— start of Data section —

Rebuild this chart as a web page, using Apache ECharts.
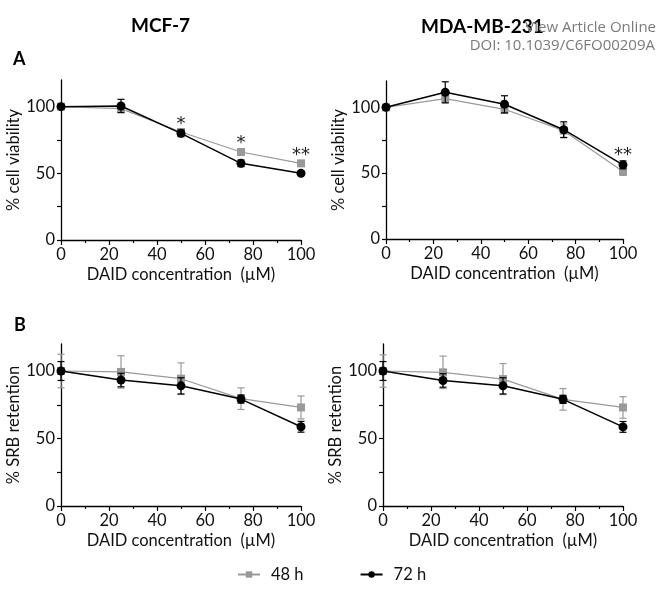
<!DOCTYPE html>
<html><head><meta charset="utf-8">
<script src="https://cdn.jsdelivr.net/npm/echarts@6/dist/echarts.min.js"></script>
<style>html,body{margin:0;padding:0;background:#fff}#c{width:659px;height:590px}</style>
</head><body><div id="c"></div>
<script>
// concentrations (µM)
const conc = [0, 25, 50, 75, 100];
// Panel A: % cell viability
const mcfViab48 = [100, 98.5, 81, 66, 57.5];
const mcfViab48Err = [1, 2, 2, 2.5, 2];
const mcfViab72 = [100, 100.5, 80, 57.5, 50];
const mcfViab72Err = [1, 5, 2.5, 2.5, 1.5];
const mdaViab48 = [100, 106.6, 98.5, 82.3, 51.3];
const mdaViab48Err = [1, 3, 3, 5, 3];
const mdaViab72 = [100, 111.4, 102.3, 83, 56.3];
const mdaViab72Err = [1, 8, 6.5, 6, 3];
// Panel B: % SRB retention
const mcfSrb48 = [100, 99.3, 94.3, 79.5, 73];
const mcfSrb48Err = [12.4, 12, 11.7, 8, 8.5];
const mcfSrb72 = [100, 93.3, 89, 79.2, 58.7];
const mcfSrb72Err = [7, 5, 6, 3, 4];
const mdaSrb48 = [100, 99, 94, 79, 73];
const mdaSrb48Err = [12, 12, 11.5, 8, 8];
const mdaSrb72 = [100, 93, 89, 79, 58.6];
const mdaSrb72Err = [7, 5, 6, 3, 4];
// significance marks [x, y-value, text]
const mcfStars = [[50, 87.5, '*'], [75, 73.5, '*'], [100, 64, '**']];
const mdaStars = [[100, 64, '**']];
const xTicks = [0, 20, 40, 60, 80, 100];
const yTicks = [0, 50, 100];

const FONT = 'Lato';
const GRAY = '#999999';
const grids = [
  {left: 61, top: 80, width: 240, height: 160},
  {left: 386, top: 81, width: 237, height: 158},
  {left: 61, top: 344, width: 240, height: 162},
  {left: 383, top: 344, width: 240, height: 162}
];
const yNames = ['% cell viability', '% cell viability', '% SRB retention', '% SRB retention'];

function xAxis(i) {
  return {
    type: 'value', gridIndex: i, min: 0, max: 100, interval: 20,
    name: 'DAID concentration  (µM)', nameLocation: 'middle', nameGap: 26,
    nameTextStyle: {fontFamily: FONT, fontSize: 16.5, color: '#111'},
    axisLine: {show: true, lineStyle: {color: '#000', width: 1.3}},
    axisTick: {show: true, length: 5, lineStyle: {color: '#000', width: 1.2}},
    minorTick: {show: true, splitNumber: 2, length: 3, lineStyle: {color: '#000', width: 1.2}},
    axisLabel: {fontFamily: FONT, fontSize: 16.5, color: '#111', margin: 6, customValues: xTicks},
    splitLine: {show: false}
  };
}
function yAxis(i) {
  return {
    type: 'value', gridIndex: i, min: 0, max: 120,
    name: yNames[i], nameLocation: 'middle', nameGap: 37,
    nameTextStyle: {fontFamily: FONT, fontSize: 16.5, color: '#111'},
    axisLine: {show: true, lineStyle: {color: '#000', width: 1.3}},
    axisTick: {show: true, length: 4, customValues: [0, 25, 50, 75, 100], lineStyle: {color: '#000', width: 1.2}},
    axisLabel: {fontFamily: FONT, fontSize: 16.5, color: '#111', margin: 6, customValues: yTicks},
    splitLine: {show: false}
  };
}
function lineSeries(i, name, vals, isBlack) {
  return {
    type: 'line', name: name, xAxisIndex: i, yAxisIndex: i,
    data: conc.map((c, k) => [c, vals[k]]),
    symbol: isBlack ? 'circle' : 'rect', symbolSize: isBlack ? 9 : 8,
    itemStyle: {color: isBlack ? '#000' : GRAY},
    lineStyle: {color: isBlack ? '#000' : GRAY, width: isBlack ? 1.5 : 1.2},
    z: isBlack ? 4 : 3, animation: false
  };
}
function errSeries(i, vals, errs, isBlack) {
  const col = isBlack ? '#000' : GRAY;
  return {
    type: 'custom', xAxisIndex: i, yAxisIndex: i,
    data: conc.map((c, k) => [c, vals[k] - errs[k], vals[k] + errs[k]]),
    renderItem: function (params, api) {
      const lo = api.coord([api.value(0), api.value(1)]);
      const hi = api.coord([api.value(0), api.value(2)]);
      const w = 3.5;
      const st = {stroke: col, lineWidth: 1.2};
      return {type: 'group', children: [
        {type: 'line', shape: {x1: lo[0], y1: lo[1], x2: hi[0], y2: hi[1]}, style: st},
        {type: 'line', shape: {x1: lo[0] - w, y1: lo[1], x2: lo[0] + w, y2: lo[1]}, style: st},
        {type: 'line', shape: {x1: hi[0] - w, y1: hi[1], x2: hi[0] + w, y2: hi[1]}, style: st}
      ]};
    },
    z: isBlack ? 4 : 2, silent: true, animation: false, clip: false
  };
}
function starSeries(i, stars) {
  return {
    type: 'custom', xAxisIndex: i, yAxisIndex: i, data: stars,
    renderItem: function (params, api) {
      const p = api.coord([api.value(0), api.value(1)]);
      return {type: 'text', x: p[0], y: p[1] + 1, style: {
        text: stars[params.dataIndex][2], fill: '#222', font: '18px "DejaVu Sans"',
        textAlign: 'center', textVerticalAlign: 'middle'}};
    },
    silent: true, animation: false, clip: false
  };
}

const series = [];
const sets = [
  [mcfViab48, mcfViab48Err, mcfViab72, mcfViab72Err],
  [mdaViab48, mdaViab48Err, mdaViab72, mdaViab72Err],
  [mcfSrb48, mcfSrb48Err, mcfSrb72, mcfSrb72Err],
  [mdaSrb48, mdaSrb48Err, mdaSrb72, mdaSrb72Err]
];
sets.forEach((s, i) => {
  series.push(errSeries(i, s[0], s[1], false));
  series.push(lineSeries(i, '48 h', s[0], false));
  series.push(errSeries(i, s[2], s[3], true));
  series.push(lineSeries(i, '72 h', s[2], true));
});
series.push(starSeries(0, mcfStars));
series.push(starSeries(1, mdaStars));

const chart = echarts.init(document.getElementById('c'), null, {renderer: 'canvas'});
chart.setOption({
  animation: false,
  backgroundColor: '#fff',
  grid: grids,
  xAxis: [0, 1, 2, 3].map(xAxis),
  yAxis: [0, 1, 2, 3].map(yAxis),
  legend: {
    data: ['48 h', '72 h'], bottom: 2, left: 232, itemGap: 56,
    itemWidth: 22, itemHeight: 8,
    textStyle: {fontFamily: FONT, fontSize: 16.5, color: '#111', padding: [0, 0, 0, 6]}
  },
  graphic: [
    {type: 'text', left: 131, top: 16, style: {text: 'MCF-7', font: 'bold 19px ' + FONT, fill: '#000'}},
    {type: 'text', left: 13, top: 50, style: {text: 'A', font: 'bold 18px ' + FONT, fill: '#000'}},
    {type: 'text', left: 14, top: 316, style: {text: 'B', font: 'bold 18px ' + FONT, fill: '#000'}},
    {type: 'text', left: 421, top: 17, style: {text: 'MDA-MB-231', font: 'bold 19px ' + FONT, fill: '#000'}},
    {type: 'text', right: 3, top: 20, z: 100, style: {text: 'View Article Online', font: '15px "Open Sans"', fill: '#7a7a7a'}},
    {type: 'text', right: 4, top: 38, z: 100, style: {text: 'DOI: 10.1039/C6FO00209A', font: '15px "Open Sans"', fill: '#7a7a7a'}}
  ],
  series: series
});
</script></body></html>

— end of Data section —

• Goal of the exercise
In your copy of the listing above, reproduce each line exactly and omit all pictures.

• Reply to the exercise
Rebuild this chart as a web page, using Apache ECharts.
<!DOCTYPE html>
<html><head><meta charset="utf-8">
<script src="https://cdn.jsdelivr.net/npm/echarts@6/dist/echarts.min.js"></script>
<style>html,body{margin:0;padding:0;background:#fff}#c{width:659px;height:590px}</style>
</head><body><div id="c"></div>
<script>
// concentrations (µM)
const conc = [0, 25, 50, 75, 100];
// Panel A: % cell viability
const mcfViab48 = [100, 98.5, 81, 66, 57.5];
const mcfViab48Err = [1, 2, 2, 2.5, 2];
const mcfViab72 = [100, 100.5, 80, 57.5, 50];
const mcfViab72Err = [1, 5, 2.5, 2.5, 1.5];
const mdaViab48 = [100, 106.6, 98.5, 82.3, 51.3];
const mdaViab48Err = [1, 3, 3, 5, 3];
const mdaViab72 = [100, 111.4, 102.3, 83, 56.3];
const mdaViab72Err = [1, 8, 6.5, 6, 3];
// Panel B: % SRB retention
const mcfSrb48 = [100, 99.3, 94.3, 79.5, 73];
const mcfSrb48Err = [12.4, 12, 11.7, 8, 8.5];
const mcfSrb72 = [100, 93.3, 89, 79.2, 58.7];
const mcfSrb72Err = [7, 5, 6, 3, 4];
const mdaSrb48 = [100, 99, 94, 79, 73];
const mdaSrb48Err = [12, 12, 11.5, 8, 8];
const mdaSrb72 = [100, 93, 89, 79, 58.6];
const mdaSrb72Err = [7, 5, 6, 3, 4];
// significance marks [x, y-value, text]
const mcfStars = [[50, 87.5, '*'], [75, 73.5, '*'], [100, 64, '**']];
const mdaStars = [[100, 64, '**']];
const xTicks = [0, 20, 40, 60, 80, 100];
const yTicks = [0, 50, 100];

const FONT = 'Lato';
const GRAY = '#999999';
const grids = [
  {left: 61, top: 80, width: 240, height: 160},
  {left: 386, top: 81, width: 237, height: 158},
  {left: 61, top: 344, width: 240, height: 162},
  {left: 383, top: 344, width: 240, height: 162}
];
const yNames = ['% cell viability', '% cell viability', '% SRB retention', '% SRB retention'];

function xAxis(i) {
  return {
    type: 'value', gridIndex: i, min: 0, max: 100, interval: 20,
    name: 'DAID concentration  (µM)', nameLocation: 'middle', nameGap: 26,
    nameTextStyle: {fontFamily: FONT, fontSize: 16.5, color: '#111'},
    axisLine: {show: true, lineStyle: {color: '#000', width: 1.3}},
    axisTick: {show: true, length: 5, lineStyle: {color: '#000', width: 1.2}},
    minorTick: {show: true, splitNumber: 2, length: 3, lineStyle: {color: '#000', width: 1.2}},
    axisLabel: {fontFamily: FONT, fontSize: 16.5, color: '#111', margin: 6, customValues: xTicks},
    splitLine: {show: false}
  };
}
function yAxis(i) {
  return {
    type: 'value', gridIndex: i, min: 0, max: 120,
    name: yNames[i], nameLocation: 'middle', nameGap: 37,
    nameTextStyle: {fontFamily: FONT, fontSize: 16.5, color: '#111'},
    axisLine: {show: true, lineStyle: {color: '#000', width: 1.3}},
    axisTick: {show: true, length: 4, customValues: [0, 25, 50, 75, 100], lineStyle: {color: '#000', width: 1.2}},
    axisLabel: {fontFamily: FONT, fontSize: 16.5, color: '#111', margin: 6, customValues: yTicks},
    splitLine: {show: false}
  };
}
function lineSeries(i, name, vals, isBlack) {
  return {
    type: 'line', name: name, xAxisIndex: i, yAxisIndex: i,
    data: conc.map((c, k) => [c, vals[k]]),
    symbol: isBlack ? 'circle' : 'rect', symbolSize: isBlack ? 9 : 8,
    itemStyle: {color: isBlack ? '#000' : GRAY},
    lineStyle: {color: isBlack ? '#000' : GRAY, width: isBlack ? 1.5 : 1.2},
    z: isBlack ? 4 : 3, animation: false
  };
}
function errSeries(i, vals, errs, isBlack) {
  const col = isBlack ? '#000' : GRAY;
  return {
    type: 'custom', xAxisIndex: i, yAxisIndex: i,
    data: conc.map((c, k) => [c, vals[k] - errs[k], vals[k] + errs[k]]),
    renderItem: function (params, api) {
      const lo = api.coord([api.value(0), api.value(1)]);
      const hi = api.coord([api.value(0), api.value(2)]);
      const w = 3.5;
      const st = {stroke: col, lineWidth: 1.2};
      return {type: 'group', children: [
        {type: 'line', shape: {x1: lo[0], y1: lo[1], x2: hi[0], y2: hi[1]}, style: st},
        {type: 'line', shape: {x1: lo[0] - w, y1: lo[1], x2: lo[0] + w, y2: lo[1]}, style: st},
        {type: 'line', shape: {x1: hi[0] - w, y1: hi[1], x2: hi[0] + w, y2: hi[1]}, style: st}
      ]};
    },
    z: isBlack ? 4 : 2, silent: true, animation: false, clip: false
  };
}
function starSeries(i, stars) {
  return {
    type: 'custom', xAxisIndex: i, yAxisIndex: i, data: stars,
    renderItem: function (params, api) {
      const p = api.coord([api.value(0), api.value(1)]);
      return {type: 'text', x: p[0], y: p[1] + 1, style: {
        text: stars[params.dataIndex][2], fill: '#222', font: '18px "DejaVu Sans"',
        textAlign: 'center', textVerticalAlign: 'middle'}};
    },
    silent: true, animation: false, clip: false
  };
}

const series = [];
const sets = [
  [mcfViab48, mcfViab48Err, mcfViab72, mcfViab72Err],
  [mdaViab48, mdaViab48Err, mdaViab72, mdaViab72Err],
  [mcfSrb48, mcfSrb48Err, mcfSrb72, mcfSrb72Err],
  [mdaSrb48, mdaSrb48Err, mdaSrb72, mdaSrb72Err]
];
sets.forEach((s, i) => {
  series.push(errSeries(i, s[0], s[1], false));
  series.push(lineSeries(i, '48 h', s[0], false));
  series.push(errSeries(i, s[2], s[3], true));
  series.push(lineSeries(i, '72 h', s[2], true));
});
series.push(starSeries(0, mcfStars));
series.push(starSeries(1, mdaStars));

const chart = echarts.init(document.getElementById('c'), null, {renderer: 'canvas'});
chart.setOption({
  animation: false,
  backgroundColor: '#fff',
  grid: grids,
  xAxis: [0, 1, 2, 3].map(xAxis),
  yAxis: [0, 1, 2, 3].map(yAxis),
  legend: {
    data: ['48 h', '72 h'], bottom: 2, left: 232, itemGap: 56,
    itemWidth: 22, itemHeight: 8,
    textStyle: {fontFamily: FONT, fontSize: 16.5, color: '#111', padding: [0, 0, 0, 6]}
  },
  graphic: [
    {type: 'text', left: 131, top: 16, style: {text: 'MCF-7', font: 'bold 19px ' + FONT, fill: '#000'}},
    {type: 'text', left: 13, top: 50, style: {text: 'A', font: 'bold 18px ' + FONT, fill: '#000'}},
    {type: 'text', left: 14, top: 316, style: {text: 'B', font: 'bold 18px ' + FONT, fill: '#000'}},
    {type: 'text', left: 421, top: 17, style: {text: 'MDA-MB-231', font: 'bold 19px ' + FONT, fill: '#000'}},
    {type: 'text', right: 3, top: 20, z: 100, style: {text: 'View Article Online', font: '15px "Open Sans"', fill: '#7a7a7a'}},
    {type: 'text', right: 4, top: 38, z: 100, style: {text: 'DOI: 10.1039/C6FO00209A', font: '15px "Open Sans"', fill: '#7a7a7a'}}
  ],
  series: series
});
</script></body></html>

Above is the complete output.